Meeks carries a bad stigma of bad teacher rhetoric, even though he tried to clean up his act.

United we stand, divided we fall.

December 18, 2010 at 9:17 AM

By: Margaret Wilson

Mayoral Race

I support Carol Mosley- Braun too. I think she is the best person for the city and will hopefully be able to undo a lot of the damage that has been done over the past 20 years or so. I think she is a proven leader and shows that she cares about children and all people.

December 19, 2010 at 11:16 AM

By: I think Braun will be overwhelmed and city council

willnot cooperate with her.

Her Hyde Park cache will NOT help her either. She is starting to reach out, but she probably will not get a cross over vote. Please do not think that everyone was thrilled with her as a 1-term senator. And what's up with the (lack of) an AA coalition around ONE candidate? This hurts her. Davis has the whole west side and Meeks has 30,000 voters. Honest, I like her better that Chico or Rahm, but without a strong coalition, she will not make it. Does PUSH support her? Good luck.
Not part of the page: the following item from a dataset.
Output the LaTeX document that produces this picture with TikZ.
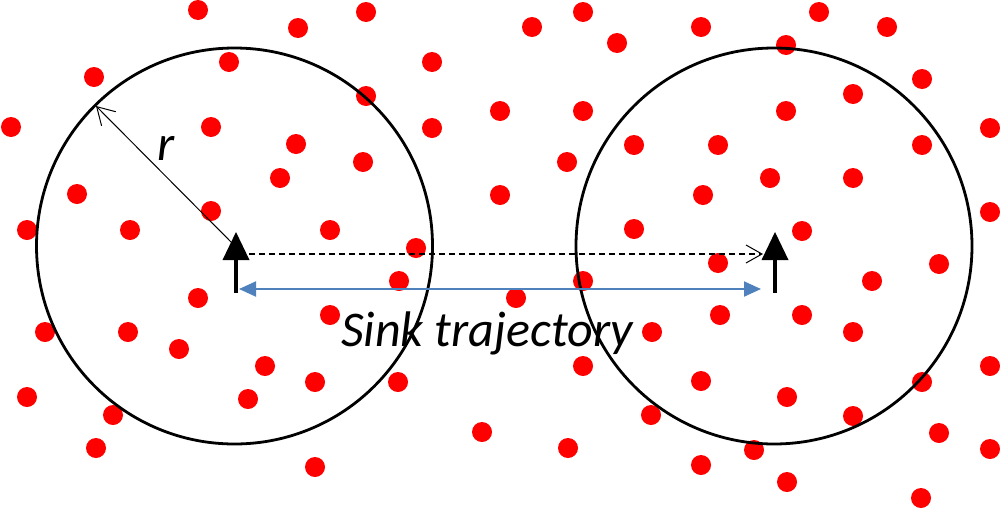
\documentclass[tikz,border=0pt]{standalone}
\usepackage{fontspec}
\setmainfont{Carlito}
\usetikzlibrary{arrows.meta}
\definecolor{dotred}{RGB}{255,0,0}
\definecolor{trajblue}{RGB}{79,129,189}
\begin{document}
\begin{tikzpicture}[x=1pt,y=-1pt,
  sensor/.style={fill=dotred},
  rangecircle/.style={circle,draw=black,line width=2.8pt,minimum size=396pt,inner sep=0pt},
  sinkhead/.style={fill=black},
  sinkstem/.style={line width=4pt},
  dashedmove/.style={draw=black,line width=1.1pt,dash pattern=on 6pt off 4pt,-{Straight Barb[length=16pt,width=18pt,line width=1pt]}},
  radiusline/.style={draw=black,line width=1pt,-{Straight Barb[length=17pt,width=20pt,line width=1pt]}},
  trajline/.style={draw=trajblue,line width=2pt,{Triangle[length=17pt,width=15pt]}-{Triangle[length=17pt,width=15pt]}},
  label/.style={font=\fontsize{50}{60}\selectfont\itshape,inner sep=0pt,anchor=base}
]
\useasboundingbox (0,0) rectangle (1000,509);
% sensor nodes (dots)
\foreach \x/\y in {198/10,298/28,366/12,229/62,94/77,432/62,366/96,11/127,211/127,432/128,500/111,296/144,363/162,280/178,77/194,500/195,211/211,27/230,130/230,330/230,416/248,
583/12,532/27,701/27,819/12,887/27,617/43,786/45,922/79,853/94,583/111,786/111,990/128,634/145,718/145,922/145,567/162,770/178,853/178,703/195,990/212,634/229,802/231,718/263,939/264,
399/281,198/298,330/315,45/332,128/332,179/349,265/366,315/382,398/382,27/397,248/399,113/415,482/432,96/448,315/467,
583/281,872/281,516/298,720/315,802/315,652/332,853/332,583/366,990/366,701/381,922/382,787/397,651/415,853/416,939/433,568/448,754/450,990/449,701/465,787/482,921/498}
  \fill[sensor] (\x,\y) circle[radius=10pt];
% range circles
\node[rangecircle] (c1) at (234.5,246) {};
\node[rangecircle] (c2) at (774,246) {};
% sink positions
\coordinate (s1) at (235,246);
\coordinate (s2) at (775,246);
\coordinate (redge) at (96,106);
% radius arrow
\draw[radiusline] (s1) -- (redge);
\node[label] (rlab) at (166,160) {r};
% dashed movement arrow
\coordinate (d1) at (249,254);
\coordinate (d2) at (763,254);
\draw[dashedmove] (d1) -- (d2);
% sink markers
\fill[sinkhead] (236,232) -- (249.5,260) -- (222.5,260) -- cycle;
\draw[sinkstem] (235.5,259) -- (235.5,293);
\fill[sinkhead] (775,232) -- (788.5,260) -- (761.5,260) -- cycle;
\draw[sinkstem] (774.5,259) -- (774.5,293);
% trajectory arrow
\coordinate (t1) at (239,289);
\coordinate (t2) at (761,289);
\draw[trajline] (t1) -- (t2);
\node[label] (traj) at (487,346) {Sink trajectory};
\end{tikzpicture}
\end{document}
December 20, 2010 at 8:44 AM

By: Margaret Wilson

Mayoral race

If Meeks is elected, I think the school system and many other communities will really be in trouble. I may even vote republican if he is chosen as the democratic candidate which will be the first time since I started voting. Like many right wing candidates, he really scares me.

December 20, 2010 at 10:30 AM

By: Jim Cavallero

Mayoral Race Not a Primary Anymore

Just to clarify the Chicago Mayoral election is no longer made up of democratic and republican primaries. It is now a non-partisan election. Everyone running is on the same ballot. In order to win the Feb. 22 election someone needs to get "50% + 1" of the vote. If no one does then the two highest vote getters square off in a run-off election in April.

The overcrowded field almost assures that there will be a runoff. The numbers right now show Emmanuel leading the field. The other top vote getter is probably up for grabs right now.

December 20, 2010 at 3:21 PM

By: Margaret Wilson

To Jim Cavallero

Thanks for the clarification. I wasn't aware that it wasn't a primary anymore. That changes things and makes it much more interesting.